**INFORMATION SHOWN:**
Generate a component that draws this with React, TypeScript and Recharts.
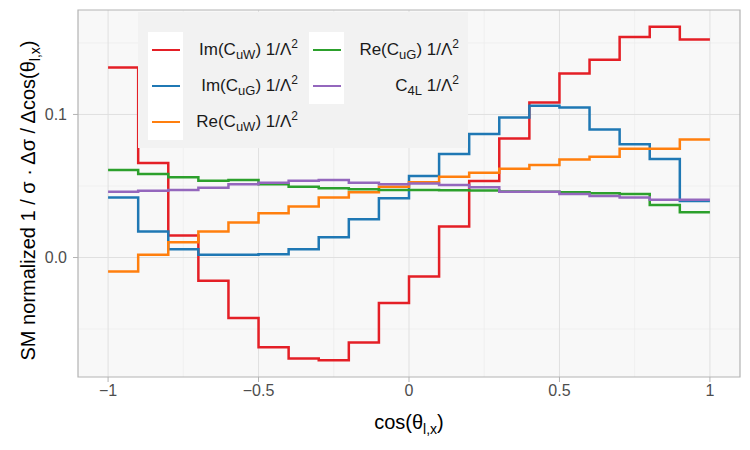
import React from 'react'
import {
  LineChart,
  Line,
  XAxis,
  YAxis,
  CartesianGrid,
  Legend,
  Label,
  ReferenceArea,
} from 'recharts'

// bin edges of cos(theta_l,x), 20 bins
const binEdges = [-1, -0.9, -0.8, -0.7, -0.6, -0.5, -0.4, -0.3, -0.2, -0.1, 0, 0.1, 0.2, 0.3, 0.4, 0.5, 0.6, 0.7, 0.8, 0.9, 1]

const imCuW = [0.1328, 0.066, 0.0154, -0.0162, -0.0423, -0.0627, -0.0706, -0.0718, -0.0593, -0.0318, -0.0132, 0.0216, 0.0535, 0.0832, 0.1083, 0.1286, 0.1383, 0.1541, 0.1613, 0.1523]
const imCuG = [0.0419, 0.0182, 0.0058, 0.0019, 0.0019, 0.0023, 0.0058, 0.0142, 0.0268, 0.0414, 0.057, 0.0723, 0.0863, 0.0979, 0.106, 0.1049, 0.0895, 0.0791, 0.0688, 0.0395]
const reCuW = [-0.0097, 0.0019, 0.0107, 0.0182, 0.0244, 0.0309, 0.0356, 0.0419, 0.0456, 0.0495, 0.0526, 0.0565, 0.0593, 0.0621, 0.0646, 0.0686, 0.0705, 0.076, 0.076, 0.0825]
const reCuG = [0.0612, 0.0584, 0.0561, 0.0537, 0.0542, 0.0513, 0.0495, 0.0484, 0.0477, 0.0472, 0.0472, 0.047, 0.0468, 0.0462, 0.046, 0.0456, 0.0449, 0.0444, 0.0367, 0.0316]
const c4L = [0.046, 0.0467, 0.0472, 0.0488, 0.0513, 0.0523, 0.0537, 0.0542, 0.0523, 0.0513, 0.0518, 0.0507, 0.0491, 0.046, 0.046, 0.0444, 0.043, 0.042, 0.0403, 0.0403]

const xTicks = [-1, -0.5, 0, 0.5, 1]
const xMinor = [-0.75, -0.25, 0.25, 0.75]
const yTicks = [0, 0.1]
const yMinor = [-0.05, 0.05, 0.15]

const xDomain = [-1.1, 1.1]
const yDomain = [-0.0835, 0.173]

const series = [
  { key: 'imCuW', values: imCuW, color: '#E41F26', pre: 'Im(C', sub: 'uW', post: ') 1/Λ' },
  { key: 'imCuG', values: imCuG, color: '#1F78B4', pre: 'Im(C', sub: 'uG', post: ') 1/Λ' },
  { key: 'reCuW', values: reCuW, color: '#FF7F0E', pre: 'Re(C', sub: 'uW', post: ') 1/Λ' },
  { key: 'reCuG', values: reCuG, color: '#2CA02C', pre: 'Re(C', sub: 'uG', post: ') 1/Λ' },
  { key: 'c4L', values: c4L, color: '#9467BD', pre: 'C', sub: '4L', post: ' 1/Λ' },
]

// stepAfter needs a closing point at the last edge
const data = binEdges.map((x, i) => {
  const row: Record<string, number> = { x }
  series.forEach((s) => {
    row[s.key] = s.values[Math.min(i, s.values.length - 1)]
  })
  return row
})

const FONT = '"Liberation Sans", Arial, sans-serif'

const fmtTick = (v: number) => (v < 0 ? '\u2212' + Math.abs(v) : String(v))

function LegendBox() {
  return (
    <div
      style={{
        background: '#F2F2F2',
        padding: '20px 10px 8px 10px',
        display: 'grid',
        gridAutoFlow: 'column',
        gridTemplateRows: 'repeat(3, 36px)',
        columnGap: 11,
        fontFamily: FONT,
        fontSize: 17,
        color: '#1A1A1A',
        width: 310,
      }}
    >
      {series.map((s) => (
        <div key={s.key} style={{ display: 'flex', alignItems: 'center', height: 36 }}>
          <div
            style={{
              width: 35,
              height: 36,
              background: '#FFFFFF',
              display: 'flex',
              alignItems: 'center',
              justifyContent: 'center',
            }}
          >
            <div style={{ width: 28, height: 2.5, background: s.color }} />
          </div>
          <div style={{ width: 115, textAlign: 'right', whiteSpace: 'nowrap', lineHeight: '36px' }}>
            {s.pre}
            <span style={{ fontSize: 13, position: 'relative', top: 4 }}>{s.sub}</span>
            {s.post}
            <span style={{ fontSize: 12, position: 'relative', top: -7 }}>2</span>
          </div>
        </div>
      ))}
    </div>
  )
}

export default function App() {
  return (
    <div style={{ position: 'absolute', left: 0, top: 0, width: 750, height: 450, background: '#fff' }}>
      <LineChart width={750} height={450} data={data} margin={{ top: 10, right: 10, left: 8, bottom: 0 }}>
        <CartesianGrid
          fill="#F8F8F8"
          stroke="#EDEDED"
          strokeWidth={0.8}
          horizontalValues={yMinor}
          verticalValues={xMinor}
        />
        <CartesianGrid
          fill="none"
          stroke="#E0E0E0"
          strokeWidth={1}
          horizontalValues={yTicks}
          verticalValues={xTicks}
        />
        <XAxis
          dataKey="x"
          type="number"
          domain={xDomain}
          ticks={xTicks}
          allowDataOverflow
          tickFormatter={fmtTick}
          axisLine={false}
          tickLine={{ stroke: '#B3B3B3' }}
          tickSize={5}
          tickMargin={3}
          height={73}
          tick={{ fill: '#4D4D4D', fontSize: 16, fontFamily: FONT }}
        >
          <Label
            content={({ viewBox }: any) => (
              <text
                x={viewBox.x + viewBox.width / 2}
                y={viewBox.y + 52}
                textAnchor="middle"
                fontFamily={FONT}
                fontSize={20}
                fill="#000"
              >
                cos(θ
                <tspan fontSize={14} dy={5}>l,x</tspan>
                <tspan dy={-5}>)</tspan>
              </text>
            )}
          />
        </XAxis>
        <YAxis
          type="number"
          domain={yDomain}
          ticks={yTicks}
          allowDataOverflow
          tickFormatter={(v: number) => v.toFixed(1)}
          axisLine={false}
          tickLine={{ stroke: '#B3B3B3' }}
          tickSize={5}
          tickMargin={6}
          width={70}
          tick={{ fill: '#4D4D4D', fontSize: 16, fontFamily: FONT }}
        >
          <Label
            content={({ viewBox }: any) => {
              const cx = 35
              const cy = viewBox.y + viewBox.height / 2 + 7
              return (
                <text
                  x={cx}
                  y={cy}
                  transform={`rotate(-90 ${cx} ${cy})`}
                  textAnchor="middle"
                  fontFamily={FONT}
                  fontSize={20}
                  fill="#000"
                >
                  SM normalized 1 / σ · Δσ / Δcos(θ
                  <tspan fontSize={14} dy={5}>l,x</tspan>
                  <tspan dy={-5}>)</tspan>
                </text>
              )
            }}
          />
        </YAxis>
        <ReferenceArea
          x1={xDomain[0]}
          x2={xDomain[1]}
          y1={yDomain[0]}
          y2={yDomain[1]}
          fill="none"
          stroke="#B3B3B3"
          strokeWidth={1.2}
        />
        <Legend
          layout="vertical"
          align="center"
          verticalAlign="middle"
          wrapperStyle={{ left: 138, top: 12, width: 330 }}
          content={() => <LegendBox />}
        />
        {series.map((s) => (
          <Line
            key={s.key}
            type="stepAfter"
            dataKey={s.key}
            name={s.key}
            stroke={s.color}
            strokeWidth={2.5}
            dot={false}
            activeDot={false}
            isAnimationActive={false}
          />
        ))}
      </LineChart>
    </div>
  )
}
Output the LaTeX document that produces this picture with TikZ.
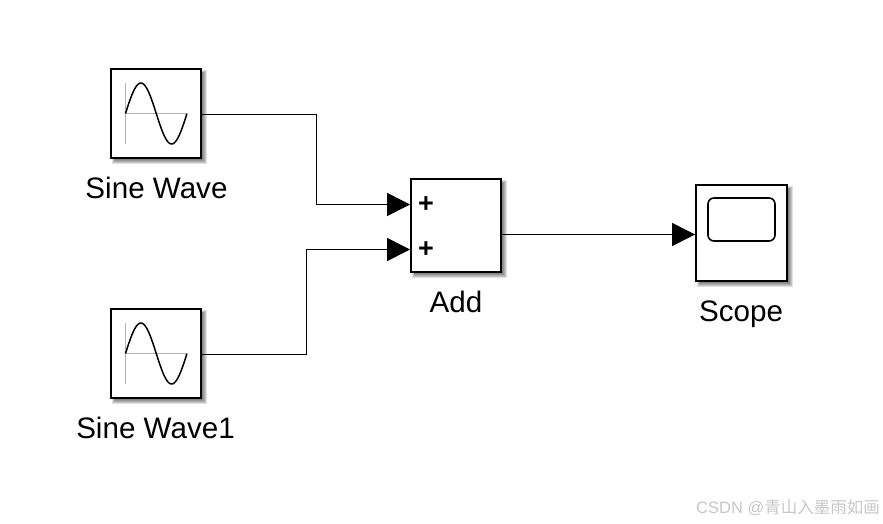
\documentclass[tikz,border=0pt]{standalone}
\usepackage{fontspec}
\setmainfont{Liberation Sans}
\newfontfamily\cjkwm{Noto Sans CJK SC}
\usetikzlibrary{arrows.meta,calc}
\tikzset{
  x=1pt,y=-1pt,
  block/.style={draw=black,line width=1.8pt,fill=white,inner sep=0pt,rectangle},
  blocklabel/.style={anchor=base,inner sep=0pt,font=\fontsize{29.6}{34}\selectfont,text=black},
  wire/.style={draw=black,line width=1pt,-{Triangle[length=23pt,width=23pt]},shorten >=0pt},
  axisline/.style={draw=black!30,line width=1.5pt},
  sinecurve/.style={draw=black,line width=1.5pt,line join=round},
  signmark/.style={anchor=center,inner sep=0pt,font=\bfseries\fontsize{27}{27}\selectfont},
  shade1/.style={fill=black,fill opacity=0.12,draw=none},
}
\newcommand{\softshadow}[4]{%
  \fill[shade1] (#1+1,#2+1) rectangle (#3+6,#4+6);
  \fill[shade1] (#1+2,#2+2) rectangle (#3+5,#4+5);
  \fill[shade1] (#1+3,#2+3) rectangle (#3+4,#4+4);
  \fill[shade1] (#1+3,#2+3) rectangle (#3+3,#4+3);
  \fill[shade1] (#1+3,#2+3) rectangle (#3+2,#4+2);
}
\newcommand{\sineglyph}[2]{%
  \draw[axisline] (#1,#2-30.5) -- (#1,#2+30.5);
  \draw[axisline] (#1,#2) -- (#1+61.5,#2);
  \draw[sinecurve] plot[domain=0:1,samples=60,smooth] ({#1+61.5*\x},{#2-30.5*sin(360*\x)});
}
\begin{document}
\begin{tikzpicture}
\useasboundingbox[fill=white] (0,0) rectangle (883,523);
% shadows
\softshadow{111}{69}{201}{158}
\softshadow{111}{309}{201}{398}
\softshadow{411}{179}{501}{272}
\softshadow{696}{185}{787}{281}
% blocks
\node[block,minimum width=90pt,minimum height=89pt] (sw1) at (156,113.5) {};
\node[block,minimum width=90pt,minimum height=89pt] (sw2) at (156,353.5) {};
\node[block,minimum width=90pt,minimum height=93pt] (add) at (456,225.5) {};
\node[block,minimum width=91pt,minimum height=96pt] (scope) at (741.5,233) {};
% glyphs
\sineglyph{125.5}{113.5}
\sineglyph{125.5}{353.5}
\draw[draw=black,line width=1.6pt,rounded corners=6pt] (708,198) rectangle (775,241);
\node[signmark] (p1) at (426,205) {+};
\node[signmark] (p2) at (426,250) {+};
% labels
\node[blocklabel] (l1) at (156.5,198) {Sine Wave};
\node[blocklabel] (l2) at (155.5,438) {Sine Wave1};
\node[blocklabel] (l3) at (456,312) {Add};
\node[blocklabel] (l4) at (741,321) {Scope};
% connectors
\coordinate (a1) at ($(add.north west)+(0,26.4)$);
\coordinate (a2) at ($(add.north west)+(0,71.4)$);
\coordinate (s1) at (316,114.5);
\coordinate (s2) at (306.5,354.5);
\draw[wire] (sw1.east |- s1) -- (s1) |- (a1);
\draw[wire] (sw2.east |- s2) -- (s2) |- (a2);
\draw[wire] (add.east |- 0,234.5) -- (scope.west |- 0,234.5);
% watermark
\node[anchor=east,inner sep=0pt,text=black!22,font=\fontsize{16.5}{18}\selectfont] (wm) at (880,508) {CSDN @{\cjkwm 青山入墨雨如画}};
\end{tikzpicture}
\end{document}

**YOUR TASK:** Nothing but the lines from the start of the records above through the line with "0.8, 0.9, 1]" should be retyped, each exactly as written; leave out all pictures.

**WRITTEN ANSWER:**
Generate a component that draws this with React, TypeScript and Recharts.
import React from 'react'
import {
  LineChart,
  Line,
  XAxis,
  YAxis,
  CartesianGrid,
  Legend,
  Label,
  ReferenceArea,
} from 'recharts'

// bin edges of cos(theta_l,x), 20 bins
const binEdges = [-1, -0.9, -0.8, -0.7, -0.6, -0.5, -0.4, -0.3, -0.2, -0.1, 0, 0.1, 0.2, 0.3, 0.4, 0.5, 0.6, 0.7, 0.8, 0.9, 1]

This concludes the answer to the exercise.